What doesnt he do??? To try and help we need to know what he is resisting. Shetlands are very smart and if you give them an inch they will take 50 feet.


----------



## LoveStory10 (Oct 31, 2009)

He doesnt respond to the long lineing. she stops and WILL not move


----------



## SoMuchManureSoLittleTime (Jul 6, 2009)

LoveStory10 said:


> He doesnt respond to the long lineing. she stops and WILL not move


I'm confused. If "he" doesn't respont to the long line, who is the "she" that won't move? One horse or two?

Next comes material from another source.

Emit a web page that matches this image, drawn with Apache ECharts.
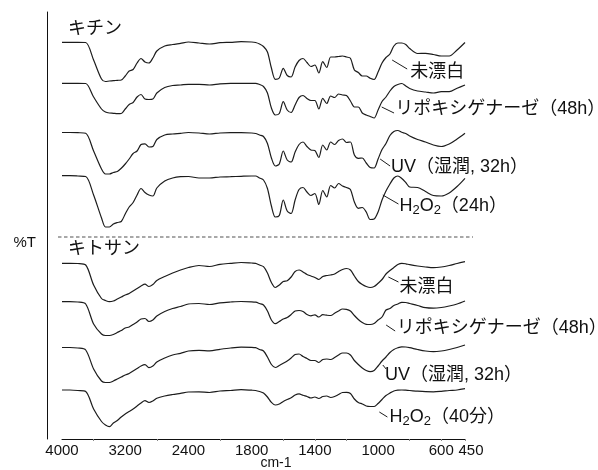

Do you have on the horse a bitting rig with blinkers? You might have to go back to the lunge line with a regular halter until the horse knows what clucking means and whoa means before putting him/her into blinkers and a bridle.


----------



## lillie (Oct 26, 2009)

go back to basics-start out with someone walking at the head. put a halter on under the bridle, and your assistant can lead her forward when you say walk on ( or whatever you say for walk- what the pony knows) . go through your basic commands of walk on and stand or halt. and as the pony starts to go correctly the assistant at his head can move back to walk near the side at the withers. a couple of sesssions of this, and you can leave the lead rope off, and you can just have someone to go to the head when necassary, but walk back near you when not. the best thing is not to let it be a battle, and just kindly and calmly let the pony know what you are asking of it. the second person can help you in this. you cant expect to stand behind the pony and have it know what you want, unless you start with someone at the head to show the pony thats what you want it to do!


----------



## jimmy (Aug 26, 2009)

and if that fails try her long reining whilst another horse goes in front either walked or rode


----------



## LoveStory10 (Oct 31, 2009)

lol thanx u guys... sorry typo, the pony is a he! Im going to try all your tips


----------